Cuando me tocó la responsabilidad de ser Juez Agrario de Primera Instancia del estado Zulia, siempre ordenaba a las partes que procedieran a conservar el ambiente, la naturaleza y los recursos naturales renovables. Procedía inspirado en mis convicciones y acorde con la más calificada doctrina iusagrarista que considera a esos bienes “sustentáculos de la vida misma”. El Tribunal Agrario de jurisdicción especialísima, tenía por finalidad trascendente cuidar de las Tierras, Bosques y Aguas. Inicialmente tenían como denominación: Juzgados de Tierras, Bosques y Aguas. Y hasta, pasado el tiempo, se les consideró, por disposición de la Ley Orgánica de Tribunales y Procedimientos Agrarios, tribunales ambientales, porque podían conocer de los delitos y faltas en contra de esos recursos indispensables para la vida.
Esos bienes son creación de Dios. Á‰l, que, en la cumbre de la creación, llegó a querer al hombre y a la mujer “a imagen suya” (Gén 1, 31), les confió a ellos la responsabilidad de tutelar su armonía y desarrollo (Gén 1, 26 – 30).
El creyente debe salvaguardar el ambiente y, el no creyente, pero de buena voluntad, debe hacerlo también. Es una obligación vital religiosa, de buena voluntad y legal o constitucional y, por qué no, hasta supraconstitucional.
Nuestra Constitución vigente, en el artículo 127, dispone que “es un derecho y un deber de cada generación proteger y mantener el ambiente en beneficio de si misma y del mundo futuro. El Estado protegerá el ambiente”.
Su uso, el de los recursos naturales, ha de ser racional. Con el compromiso de mantener un ambiente sano, respetando con ello la vida y la dignidad de la persona humana, la diversidad biológica, los recursos genéticos, los procesos ecológicos, los parques nacionales y monumentos naturales.

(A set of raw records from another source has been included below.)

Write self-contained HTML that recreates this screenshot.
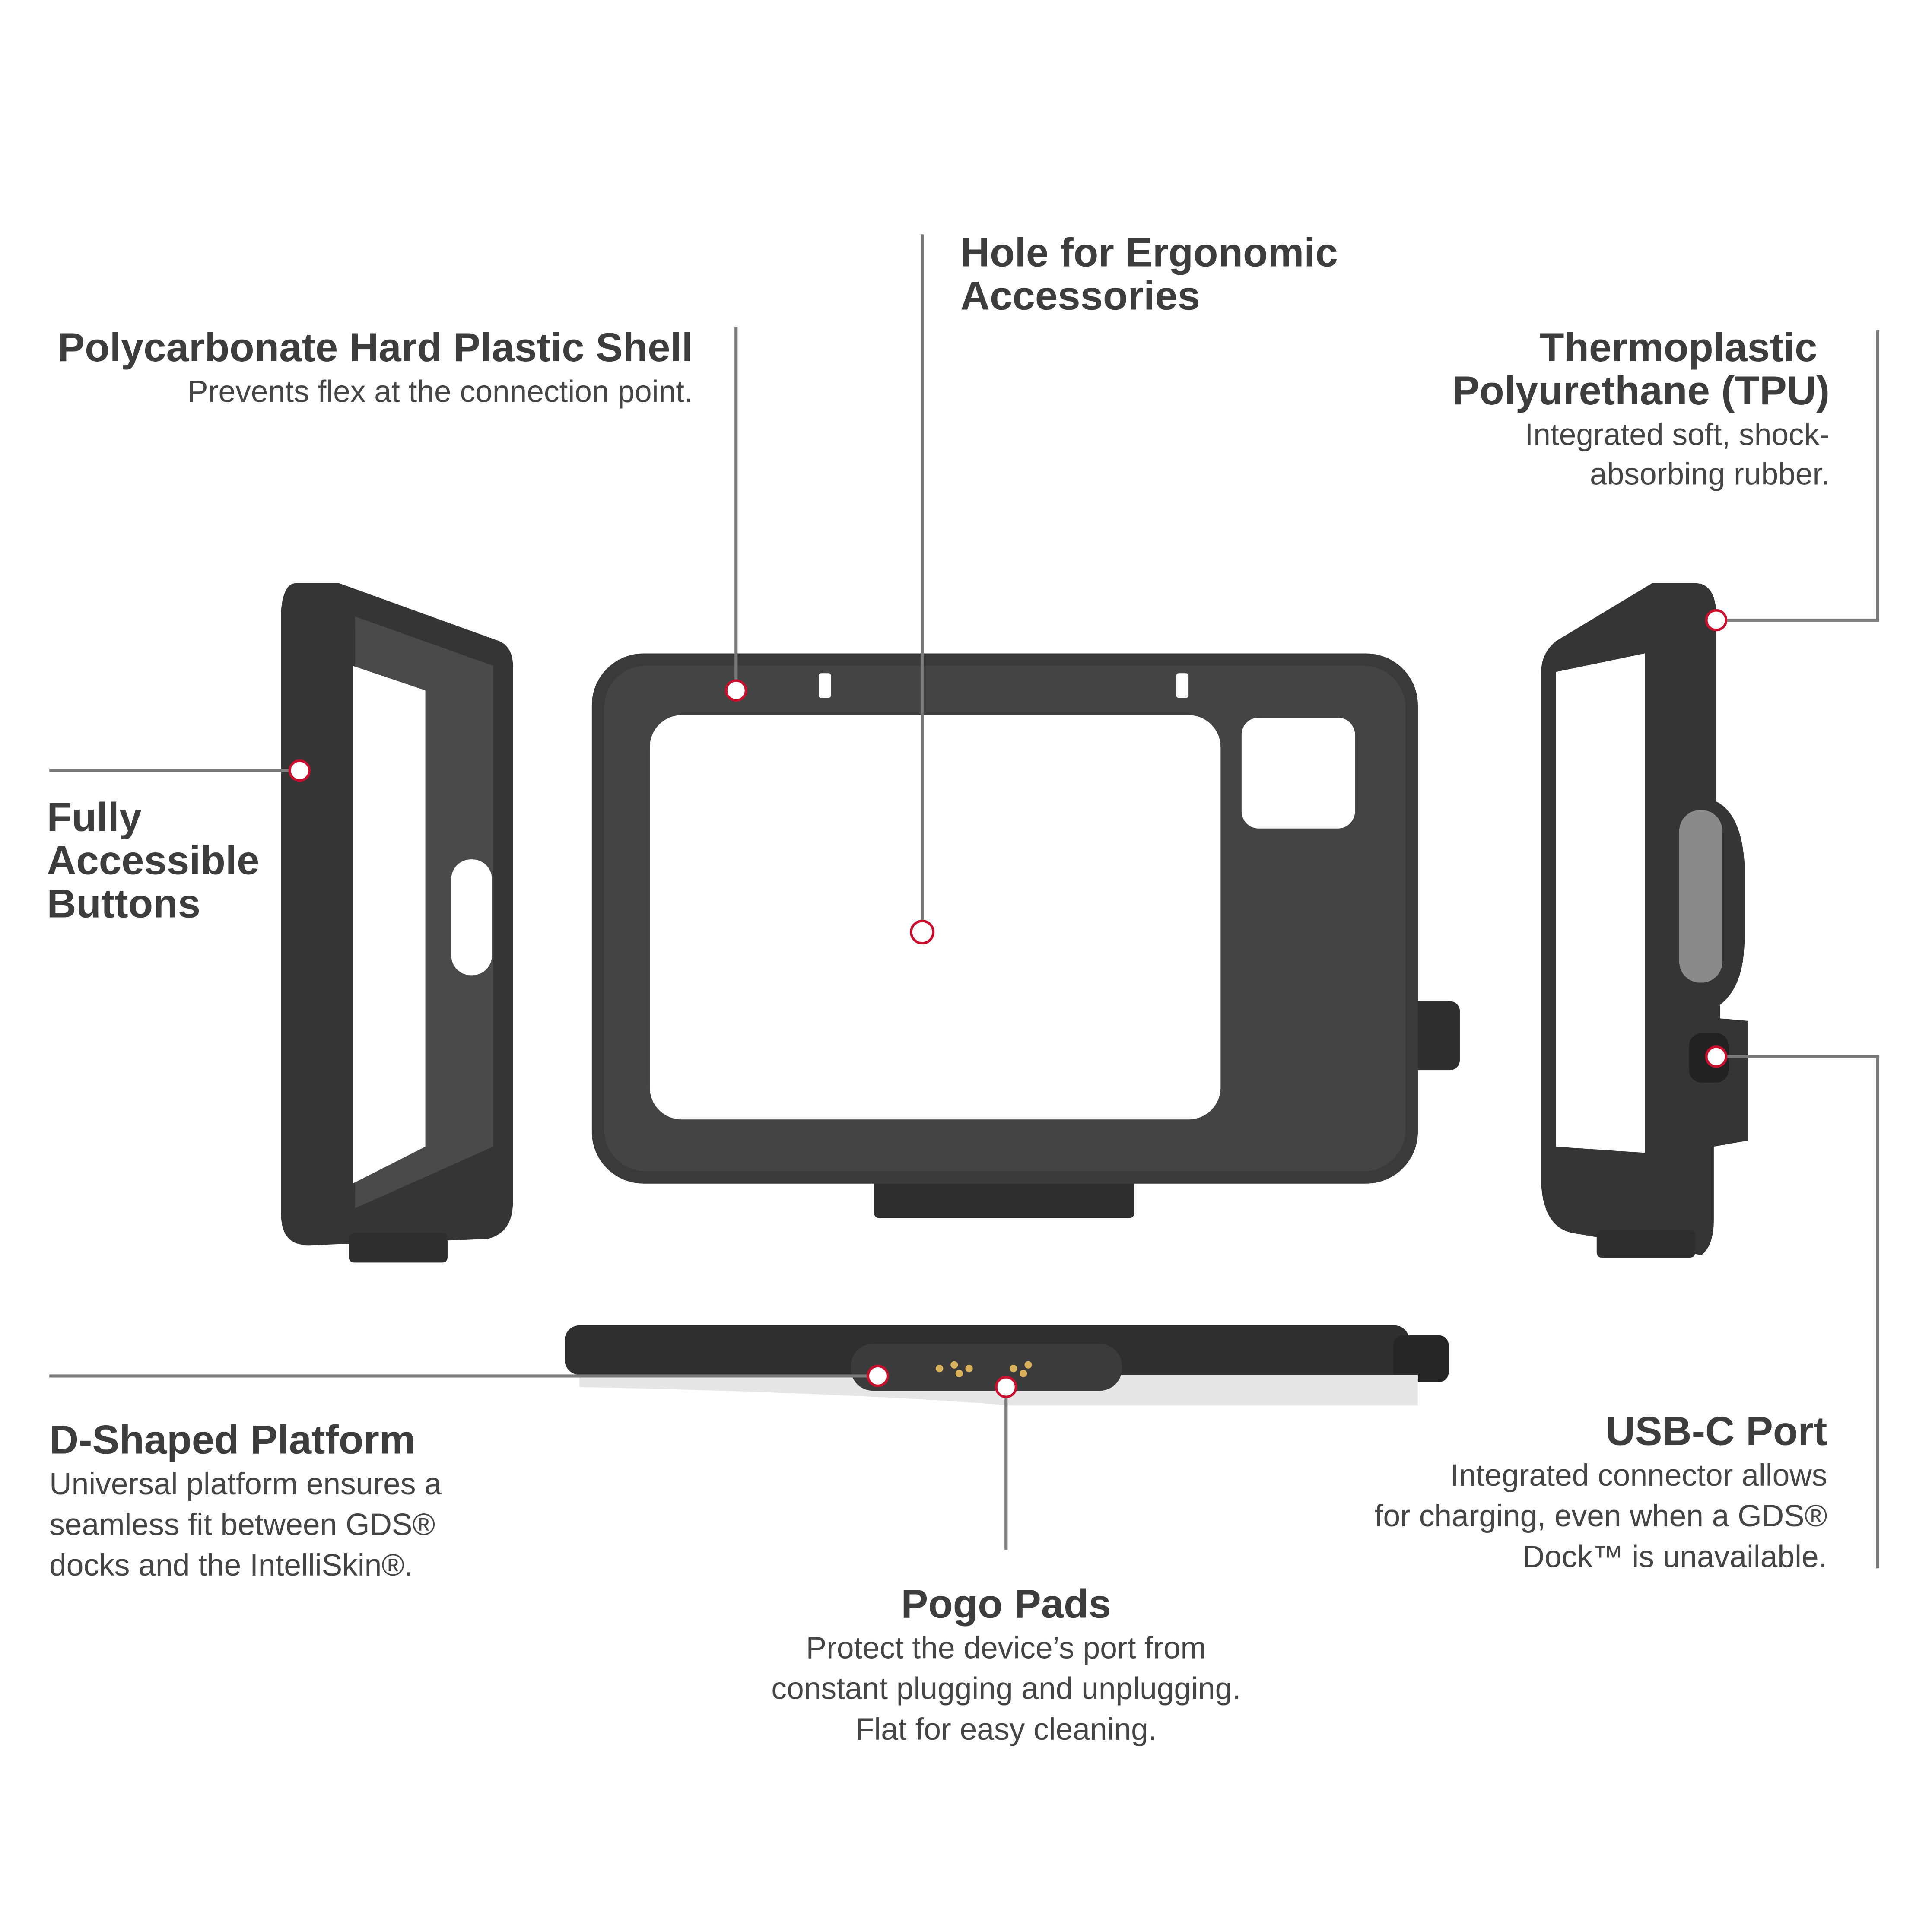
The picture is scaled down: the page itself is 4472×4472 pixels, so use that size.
<!DOCTYPE html>
<html><head><meta charset="utf-8"><style>
html,body{margin:0;padding:0;background:#fff;}
svg{display:block;}
text{font-family:"Liberation Sans",Arial,sans-serif;fill:#3d3d3d;}
.h{font-weight:bold;font-size:33px;}
.s{font-size:25px;fill:#454545;}
</style></head><body>
<svg width="4472" height="4472" viewBox="0 0 1567 1567" xmlns="http://www.w3.org/2000/svg">
<rect width="1567" height="1567" fill="#fff"/>
<!-- center frame -->
<rect x="709" y="950" width="211" height="38" rx="4" fill="#2e2e2e"/>
<rect x="1140" y="812" width="44" height="56" rx="8" fill="#2e2e2e"/>
<rect x="480" y="530" width="670" height="430" rx="42" fill="#3a3a3a"/>
<rect x="490" y="540" width="650" height="410" rx="34" fill="#444"/>
<rect x="527" y="580" width="463" height="328" rx="26" fill="#fff"/>
<rect x="1007" y="582" width="92" height="90" rx="14" fill="#fff"/>
<rect x="664" y="546" width="10" height="20" rx="2" fill="#fff"/>
<rect x="954" y="546" width="10" height="20" rx="2" fill="#fff"/>
<!-- left side frame -->
<path d="M240 473 L275 473 L405 520 Q416 525 416 540 L416 975 Q416 1000 395 1005 L250 1010 Q228 1010 228 985 L228 495 Q230 473 240 473 Z" fill="#353535"/>
<path d="M288 500 L400 540 L400 930 L288 980 Z" fill="#4a4a4a"/>
<path d="M286 540 L345 560 L345 930 L286 960 Z" fill="#fff"/>
<rect x="366" y="697" width="33" height="94" rx="16" fill="#fff"/>
<rect x="283" y="1000" width="80" height="24" rx="4" fill="#2e2e2e"/>
<!-- right side frame -->
<path d="M1375 473 L1340 473 L1262 520 Q1250 530 1250 545 L1250 960 Q1252 995 1275 1000 L1380 1018 Q1390 1010 1390 990 L1390 930 L1418 925 L1418 828 L1395 826 L1395 815 Q1415 800 1415 760 L1415 700 Q1412 660 1392 650 L1392 495 Q1390 473 1375 473 Z" fill="#353535"/>
<path d="M1262 545 L1334 530 L1334 935 L1262 930 Z" fill="#fff"/>
<rect x="1362" y="657" width="35" height="140" rx="17" fill="#8a8a8a"/>
<rect x="1370" y="838" width="32" height="40" rx="10" fill="#222"/>
<rect x="1295" y="998" width="80" height="22" rx="4" fill="#2e2e2e"/>
<!-- bottom bar -->
<rect x="458" y="1075" width="685" height="40" rx="12" fill="#2f2f2f"/>
<rect x="1130" y="1083" width="45" height="38" rx="8" fill="#262626"/>
<path d="M470 1115 L1150 1115 L1150 1140 L820 1140 Q700 1130 470 1125 Z" fill="#e6e6e6"/>
<rect x="690" y="1090" width="220" height="38" rx="18" fill="#3b3b3b"/>
<g fill="#d9b15a"><circle cx="762" cy="1110" r="3"/><circle cx="774" cy="1107" r="3"/><circle cx="786" cy="1110" r="3"/><circle cx="822" cy="1110" r="3"/><circle cx="834" cy="1107" r="3"/><circle cx="778" cy="1114" r="3"/><circle cx="830" cy="1114" r="3"/></g>
<!-- leader lines -->
<g stroke="#7a7a7a" stroke-width="2.5" fill="none">
<line x1="597" y1="265" x2="597" y2="552"/>
<line x1="748" y1="190" x2="748" y2="748"/>
<polyline points="1523,268 1523,503 1400,503"/>
<line x1="40" y1="625" x2="235" y2="625"/>
<line x1="40" y1="1116" x2="704" y2="1116"/>
<line x1="816" y1="1133" x2="816" y2="1257"/>
<polyline points="1523,1272 1523,857 1400,857"/>
</g>
<g stroke="#c8102e" stroke-width="2" fill="#fff">
<circle cx="597" cy="560" r="8"/><circle cx="748" cy="756" r="9"/><circle cx="1392" cy="503" r="8"/>
<circle cx="243" cy="625" r="8"/><circle cx="712" cy="1116" r="8"/><circle cx="816" cy="1125" r="8"/><circle cx="1392" cy="857" r="8"/>
</g>
<!-- text -->
<text class="h" x="562" y="293" text-anchor="end">Polycarbonate Hard Plastic Shell</text>
<text class="s" x="562" y="326" text-anchor="end">Prevents flex at the connection point.</text>
<text class="h" x="779" y="216">Hole for Ergonomic</text>
<text class="h" x="779" y="251">Accessories</text>
<text class="h" x="1474" y="293" text-anchor="end">Thermoplastic</text>
<text class="h" x="1484" y="328" text-anchor="end">Polyurethane (TPU)</text>
<text class="s" x="1484" y="361" text-anchor="end">Integrated soft, shock-</text>
<text class="s" x="1484" y="393" text-anchor="end">absorbing rubber.</text>
<text class="h" x="38" y="674">Fully</text>
<text class="h" x="38" y="709">Accessible</text>
<text class="h" x="38" y="744">Buttons</text>
<text class="h" x="40" y="1179">D-Shaped Platform</text>
<text class="s" x="40" y="1212">Universal platform ensures a</text>
<text class="s" x="40" y="1245">seamless fit between GDS®</text>
<text class="s" x="40" y="1278">docks and the IntelliSkin®.</text>
<text class="h" x="816" y="1312" text-anchor="middle">Pogo Pads</text>
<text class="s" x="816" y="1345" text-anchor="middle">Protect the device’s port from</text>
<text class="s" x="816" y="1378" text-anchor="middle">constant plugging and unplugging.</text>
<text class="s" x="816" y="1411" text-anchor="middle">Flat for easy cleaning.</text>
<text class="h" x="1482" y="1172" text-anchor="end">USB-C Port</text>
<text class="s" x="1482" y="1205" text-anchor="end">Integrated connector allows</text>
<text class="s" x="1482" y="1238" text-anchor="end">for charging, even when a GDS®</text>
<text class="s" x="1482" y="1271" text-anchor="end">Dock™ is unavailable.</text>
</svg>
</body></html>
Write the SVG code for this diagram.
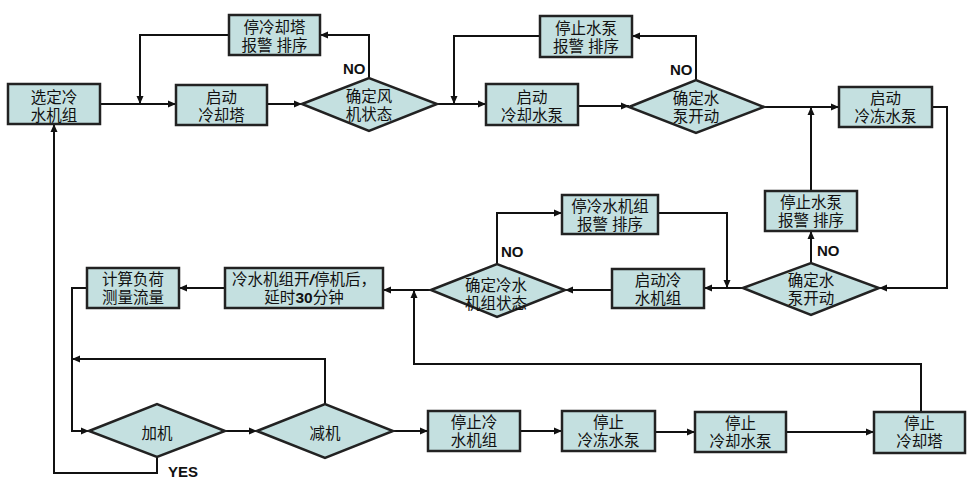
<svg xmlns="http://www.w3.org/2000/svg" width="980" height="491" viewBox="0 0 980 491">
<defs>
<marker id="ah" markerUnits="userSpaceOnUse" markerWidth="9" markerHeight="8" refX="8" refY="4" orient="auto">
<path d="M0,0.5 L8,4 L0,7.5 z" fill="#111"/>
</marker>
<style>
.box{fill:#c4e0e0;stroke:#222;stroke-width:2.5}
.t{font-family:"Liberation Serif","Noto Sans CJK SC",serif;font-size:15.5px;fill:#111;text-anchor:middle}
.lab{font-family:"Liberation Sans",Arial,sans-serif;font-weight:bold;font-size:15px;fill:#111}
.c{fill:none;stroke:#111;stroke-width:2;marker-end:url(#ah)}
.b{font-family:"Liberation Sans",Arial,sans-serif;font-weight:bold}
</style>
</defs>
<rect width="980" height="491" fill="#fff"/>

<g id="connectors">
<path class="c" d="M100,104 H176"/>
<path class="c" d="M229,35 H140 V104"/>
<path class="c" d="M267,104 H302"/>
<path class="c" d="M369,78 V35 H320"/>
<path class="c" d="M437,104 H486"/>
<path class="c" d="M540,36 H454 V104"/>
<path class="c" d="M578,106 H629"/>
<path class="c" d="M696,80 V36 H632"/>
<path class="c" d="M764,107 H839"/>
<path class="c" d="M811,191 V107"/>
<path class="c" d="M932,107 H947 V288 H879"/>
<path class="c" d="M811,263 V231"/>
<path class="c" d="M743,288 H704"/>
<path class="c" d="M658,213 H727 V288"/>
<path class="c" d="M612,290 H565"/>
<path class="c" d="M497,264 V213 H562"/>
<path class="c" d="M431,290 H383"/>
<path class="c" d="M921,412 V364 H414 V290"/>
<path class="c" d="M225,288 H179"/>
<path class="c" d="M87,288 H72 V431 H89"/>
<path class="c" d="M157,457 V473 H54 V124"/>
<path class="c" d="M225,431 H257"/>
<path class="c" d="M325,404 V359 H72"/>
<path class="c" d="M393,431 H428"/>
<path class="c" d="M520,431 H562"/>
<path class="c" d="M655,432 H695"/>
<path class="c" d="M786,432 H874"/>
<text class="lab" x="343" y="74">NO</text>
<text class="lab" x="670" y="75">NO</text>
<text class="lab" x="817" y="256">NO</text>
<text class="lab" x="501" y="257">NO</text>
<text class="lab" x="168" y="477">YES</text>
</g>

<g id="n_select">
<rect class="box" x="8" y="84" width="92" height="40"/>
<text class="t" x="54" y="103">选定冷</text>
<text class="t" x="54" y="121">水机组</text>
</g>
<g id="n_startTower">
<rect class="box" x="176" y="85" width="91" height="40"/>
<text class="t" x="221.5" y="103">启动</text>
<text class="t" x="221.5" y="121">冷却塔</text>
</g>
<g id="n_alarmTower">
<rect class="box" x="229" y="15" width="91" height="40"/>
<text class="t" x="274.5" y="33">停冷却塔</text>
<text class="t" x="274.5" y="51">报警 排序</text>
</g>
<g id="d_fan">
<polygon class="box" points="302,104 369,78 437,104 369,131"/>
<text class="t" x="369" y="102">确定风</text>
<text class="t" x="369" y="120">机状态</text>
</g>
<g id="n_startCWP">
<rect class="box" x="486" y="84" width="92" height="41"/>
<text class="t" x="532" y="103">启动</text>
<text class="t" x="532" y="121">冷却水泵</text>
</g>
<g id="n_alarmPump1">
<rect class="box" x="540" y="16" width="92" height="41"/>
<text class="t" x="586" y="34">停止水泵</text>
<text class="t" x="586" y="52">报警 排序</text>
</g>
<g id="d_pump1">
<polygon class="box" points="629,107 696,80 764,107 696,133"/>
<text class="t" x="696" y="104">确定水</text>
<text class="t" x="696" y="122">泵开动</text>
</g>
<g id="n_startChWP">
<rect class="box" x="839" y="87" width="93" height="40"/>
<text class="t" x="885.5" y="104">启动</text>
<text class="t" x="885.5" y="122">冷冻水泵</text>
</g>
<g id="n_alarmPump2">
<rect class="box" x="765" y="191" width="92" height="40"/>
<text class="t" x="811" y="208">停止水泵</text>
<text class="t" x="811" y="226">报警 排序</text>
</g>
<g id="d_pump2">
<polygon class="box" points="743,288 811,263 879,288 811,315"/>
<text class="t" x="811" y="286">确定水</text>
<text class="t" x="811" y="304">泵开动</text>
</g>
<g id="n_startChiller">
<rect class="box" x="612" y="269" width="92" height="39"/>
<text class="t" x="658" y="286">启动冷</text>
<text class="t" x="658" y="304">水机组</text>
</g>
<g id="n_alarmChiller">
<rect class="box" x="562" y="195" width="96" height="39"/>
<text class="t" x="610" y="212">停冷水机组</text>
<text class="t" x="610" y="230">报警 排序</text>
</g>
<g id="d_chiller">
<polygon class="box" points="431,290 497,264 565,290 497,317"/>
<text class="t" x="496" y="291">确定冷水</text>
<text class="t" x="496" y="309">机组状态</text>
</g>
<g id="n_delay">
<rect class="box" x="225" y="268" width="158" height="40"/>
<text class="t" x="304" y="285">冷水机组开<tspan class="b" font-style="italic">/</tspan>停机后，</text>
<text class="t" x="304" y="303">延时<tspan class="b">30</tspan>分钟</text>
</g>
<g id="n_calc">
<rect class="box" x="87" y="268" width="92" height="40"/>
<text class="t" x="133" y="285">计算负荷</text>
<text class="t" x="133" y="303">测量流量</text>
</g>
<g id="d_add">
<polygon class="box" points="89,431 157,404 225,431 157,457"/>
<text class="t" x="157" y="439">加机</text>
</g>
<g id="d_reduce">
<polygon class="box" points="257,431 325,404 393,431 325,458"/>
<text class="t" x="325" y="439">减机</text>
</g>
<g id="n_stopChiller">
<rect class="box" x="428" y="411" width="92" height="40"/>
<text class="t" x="474" y="428">停止冷</text>
<text class="t" x="474" y="446">水机组</text>
</g>
<g id="n_stopChWP">
<rect class="box" x="562" y="411" width="93" height="40"/>
<text class="t" x="608.5" y="428">停止</text>
<text class="t" x="608.5" y="446">冷冻水泵</text>
</g>
<g id="n_stopCWP">
<rect class="box" x="695" y="412" width="91" height="40"/>
<text class="t" x="740.5" y="429">停止</text>
<text class="t" x="740.5" y="447">冷却水泵</text>
</g>
<g id="n_stopTower">
<rect class="box" x="874" y="412" width="91" height="41"/>
<text class="t" x="919.5" y="429">停止</text>
<text class="t" x="919.5" y="447">冷却塔</text>
</g>
</svg>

¡Que de ríos desaparecidos! ¡Cuántos contaminados! Nuestro Lago de Maracaibo, de Venezuela, hoy seriamente contaminado y dañado, cuando ayer cercano, como el reservorio de agua dulce más grande del mundo, podían los zulianos bañarse en él. Ese hermoso Lago, que tanto petróleo ha producido y produce, hoy languidece, y la humanidad entera debería intervenir para salvarlo. ¡Cuántas especies desaparecidas!
El hombre se ha creído un tirano de la naturaleza y ésta se está rebelando. Los cambios climáticos no andan lejos de ser consecuencia de esa cruel tiranía.
Insisto en lo del uso. Como lo expone Benedicto XVI, nunca podría estar separado de la relación natural, con el ambiente, el desarrollo humano. Es un don de Dios para todos y su uso representa responsabilidad para con los pobres, las generaciones futuras y con toda la humanidad.
El Papa, en su encíclica Cáritas in veritate. Sostiene que “la naturaleza es expresión de un proyecto de amor y de verdad”.
Franciscanamente debería ser el trato del hombre con la naturaleza. Hablarle, amarla, como hacía San Francisco de Asís, el Patrono celestial de los ecologistas, quien sabía que todo tiene a Cristo por cabeza, lo que está en los cielos y lo que está en la tierra (Ef 1, 9 – 10).